The rains are upon us. It’s late March and the talk is of floods in the Herault and Cevenne. On my last trip out to Normandie a few weeks ago, local ponds and swamps were close to spilling onto highway… we’ll see how deep things have gotten when I go tomorrow.
Une averse is, according to the dictionary, a shower, but more colloquially, as the legend indicates, a sudden and intense downpour. There are different words for it all across France.

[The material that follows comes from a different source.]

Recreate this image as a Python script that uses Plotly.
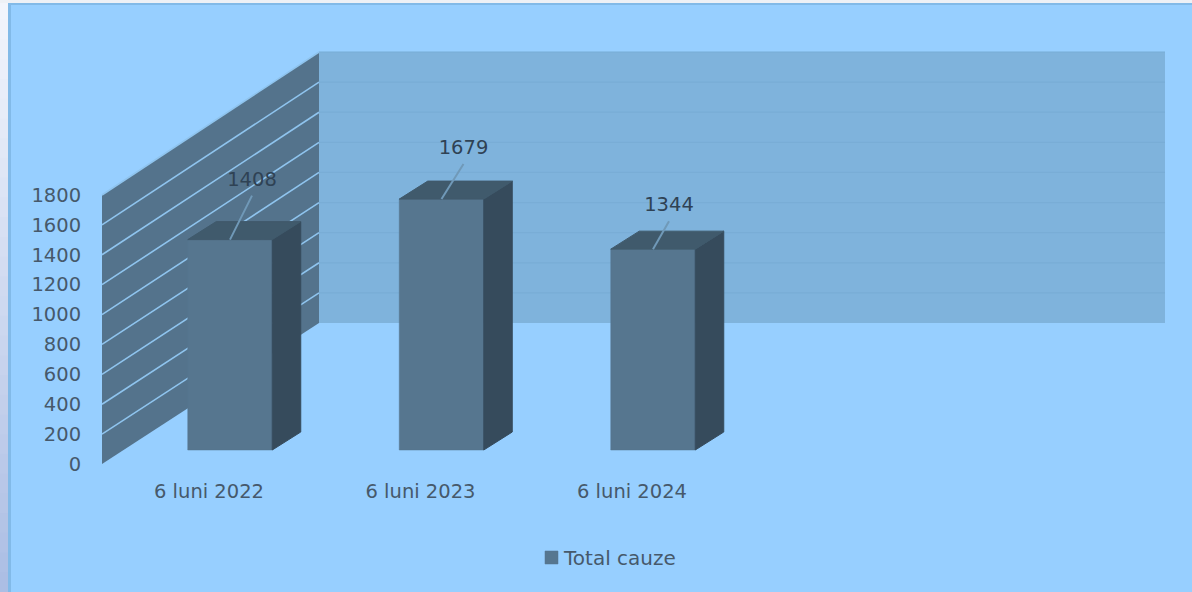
import plotly.graph_objects as go

# ---- data ----
categories = ["6 luni 2022", "6 luni 2023", "6 luni 2024"]
total_cauze = [1408, 1679, 1344]
series_name = "Total cauze"
y_ticks = [0, 200, 400, 600, 800, 1000, 1200, 1400, 1600, 1800]

# ---- canvas & scale ----
W, H = 1192, 592
CAT_PX = 211.5          # pixels per category
VAL_PX = 269 / 1800     # pixels per value unit
ORIGIN_X, ORIGIN_Y = 209, 464   # pixel of first category / value 0
AXIS_X = 102            # pixel of the value axis


def dx(px):
    return px / CAT_PX


def dy(px):
    return px / VAL_PX


xs = list(range(len(categories)))
wall_x0 = dx(AXIS_X - ORIGIN_X)
wall_dx = dx(217)
back_x1 = dx(1165 - ORIGIN_X)
bar_shift, bar_w = dx(21), dx(84.5)
bar_base = dy(14)
depth_x, depth_y = dx(28.5), dy(18)
top_v = y_ticks[-1]


def back_v(v):
    """Value-axis position of a value on the back wall (slightly stretched)."""
    return v + dy(141 + 2 * v / top_v)


FRONT, SIDE, TOP = "#56768F", "#364B5C", "#405A6C"
WALL, BACK = "#54738C", "#7FB3DC"
TXT_AXIS, TXT_LABEL = "#46596B", "#2F4254"
PANEL = "#97CFFF"
FONT = "DejaVu Sans"

shapes = []
# window frame: gradient strip on the left, pale strip on the top
N = 30
for i in range(N):
    t = i / (N - 1)
    r = round(242 + (172 - 242) * t)
    g = round(245 + (190 - 245) * t)
    b = round(252 + (228 - 252) * t)
    # each band runs to the bottom so no seams show between bands
    shapes.append(dict(type="rect", xref="paper", yref="paper", layer="below",
                       x0=0, x1=8 / W, y0=1 - i / N, y1=0,
                       fillcolor=f"rgb({r},{g},{b})", line_width=0))
shapes.append(dict(type="rect", xref="paper", yref="paper", layer="below",
                   x0=0, x1=1, y0=1 - 3 / H, y1=1, fillcolor="#EEF1F6", line_width=0))
shapes.append(dict(type="rect", xref="paper", yref="paper", layer="below",
                   x0=8 / W, x1=1, y0=1 - 5 / H, y1=1 - 3 / H, fillcolor="#82BAE8", line_width=0))
shapes.append(dict(type="rect", xref="paper", yref="paper", layer="below",
                   x0=8 / W, x1=11 / W, y0=0, y1=1 - 3 / H, fillcolor="#82BAE8", line_width=0))

# walls
shapes.append(dict(type="path", layer="below", xref="x", yref="y", line_width=0, fillcolor=WALL,
                   path=f"M{wall_x0},0 L{wall_x0},{top_v} L{wall_x0 + wall_dx},{back_v(top_v)} "
                        f"L{wall_x0 + wall_dx},{back_v(0)} Z"))
shapes.append(dict(type="rect", layer="below", xref="x", yref="y", line_width=0, fillcolor=BACK,
                   x0=wall_x0 + wall_dx, x1=back_x1, y0=back_v(0), y1=back_v(top_v)))
for v in y_ticks[1:]:
    shapes.append(dict(type="line", layer="below", xref="x", yref="y",
                       x0=wall_x0, y0=v, x1=wall_x0 + wall_dx, y1=back_v(v),
                       line=dict(color="#8FC4EE", width=1.6)))
    shapes.append(dict(type="line", layer="below", xref="x", yref="y",
                       x0=wall_x0 + wall_dx, y0=back_v(v), x1=back_x1, y1=back_v(v),
                       line=dict(color="#79ADD6", width=1.2)))

fig = go.Figure()

# front faces
fig.add_trace(go.Bar(x=[x + bar_shift for x in xs], y=total_cauze, base=bar_base, width=bar_w,
                     name=series_name, marker=dict(color=FRONT, line=dict(color=FRONT, width=0.5)),
                     showlegend=True, hoverinfo="skip"))

# side and top faces, leader lines and value labels
label_rise = [58, 50, 43]
label_run = [22, 22, 16]
leader_rise = [44, 35, 28]
for x, v, rise, run, lrise in zip(xs, total_cauze, label_rise, label_run, leader_rise):
    l = x + bar_shift - bar_w / 2
    r = x + bar_shift + bar_w / 2
    t = v + bar_base
    fig.add_trace(go.Scatter(x=[r, r + depth_x, r + depth_x, r, r],
                             y=[bar_base, bar_base + depth_y, t + depth_y, t, bar_base],
                             mode="lines", fill="toself", fillcolor=SIDE,
                             line=dict(width=1, color=SIDE),
                             showlegend=False, hoverinfo="skip"))
    fig.add_trace(go.Scatter(x=[l, r, r + depth_x, l + depth_x, l],
                             y=[t, t, t + depth_y, t + depth_y, t],
                             mode="lines", fill="toself", fillcolor=TOP,
                             line=dict(width=1, color=TOP),
                             showlegend=False, hoverinfo="skip"))
    mid = x + bar_shift
    fig.add_trace(go.Scatter(x=[mid, mid + dx(run)], y=[t, t + dy(lrise)],
                             mode="lines", line=dict(color="#7099B8", width=2),
                             showlegend=False, hoverinfo="skip"))
    fig.add_trace(go.Scatter(x=[mid + dx(run)], y=[t + dy(rise)], mode="text", text=[str(v)],
                             textposition="middle center",
                             textfont=dict(family=FONT, size=19.5, color=TXT_LABEL),
                             showlegend=False, hoverinfo="skip"))

fig.update_layout(
    width=W, height=H, margin=dict(l=0, r=0, t=0, b=0), autosize=False,
    paper_bgcolor=PANEL, plot_bgcolor="rgba(0,0,0,0)", shapes=shapes,
    font=dict(family=FONT, size=19.5, color=TXT_AXIS),
    showlegend=True,
    legend=dict(x=524 / W, y=1 - 557.5 / H, xanchor="left", yanchor="middle",
                bgcolor="rgba(0,0,0,0)", font=dict(family=FONT, size=20, color=TXT_AXIS)),
    xaxis=dict(domain=[0, 1], range=[dx(-ORIGIN_X), dx(W - ORIGIN_X)],
               tickvals=xs, ticktext=categories, showgrid=False, zeroline=False, showline=False,
               ticks="outside", ticklen=10, tickcolor="rgba(0,0,0,0)",
               anchor="free", position=(H - ORIGIN_Y) / H),
    yaxis=dict(domain=[0, 1], range=[dy(ORIGIN_Y - H), dy(ORIGIN_Y)],
               tickvals=y_ticks, showgrid=False, zeroline=False, showline=False,
               ticks="outside", ticklen=17, tickcolor="rgba(0,0,0,0)",
               anchor="free", position=AXIS_X / W),
)

post = ("document.body.style.margin='0';document.body.style.overflow='hidden';"
        "function fixSwatch(){document.querySelectorAll('.legend .legendpoints path').forEach("
        "p=>p.setAttribute('transform','translate(27.5,0) scale(1.08)'));}"
        "fixSwatch();setTimeout(fixSwatch,50);setTimeout(fixSwatch,300);")
fig.write_html("out.html", config={"displayModeBar": False}, post_script=post)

Those linguistic differences have much to do with the many old cultures that persist in France despite 60+ years of in-your-home mass communications, most of that originating in that despised region l’Île de France and the capital Paris, which broadcasts its accent and patois as definitive. The map below is a fair representation of the dialects spoken in the countryside. (Oddly enough, it’s only Parisian slang I find hard to follow.) The principal division is between north and south, Langue d’Oil and Langue d’Oc, indicating that while Oui is yes in the north, once upon a time (and still?) Oc did the job in the south.
There are many other maps… I have a whole collection. Here’s one, in English, that correctly portrays the country’s view of Parisians (‘assholes’) and then describes the rest of the country with similar kindness. One wonders where the man or woman who made the map lives. Maybe an ex-patriote in New Zealand.
To your well-thumbed dictionaries, smut-fiends ! To be cursed out in French usually means a few new additions to your vocabulary. Our final map provides plenty , original place names that verge on the obscene. (Oh come on, many are true blue.) But change them ? There aren’t enough Puritans in France to get up a petition for it. Bonne humeur is needed in this life and besides, the names go way back. Having passed through half the towns already and heading to Avallon for Easter, I can assure reader(s) the names are real, and that there are many more. I leave you to your devices.
(The title references the often-covered song She Has Funny Cars by Jefferson Airplane. )
-12h59, mardi, 26 mars.
Continental effect on rain is most drown right drap! Here in Hawaii the passing showers and monsoons vary so much I've coined a few terms.
No Rain = feeling rain looking up and no clouds above you
Dry Rain= The average rain, since you dry off as fast as you get wet.
Wet Rain= The heavy cloud burst
Mountain Rain = No rain usually, blown on trade winds from muaka side
Corner rain = monsoon that comes from the west and north since trade winds are NE(not of my coinage was local in Kauai)
Only place I've ever seen a moonbow, a rainbow caused by the moon since I was on the leeward, dry side of the island and a full moon low in the East and mountain rain. It is only white no colors
You forgot the Nice part of France in the silly names sections. I am sure most of the names I don't recognize are related to the upcoming fertility rights.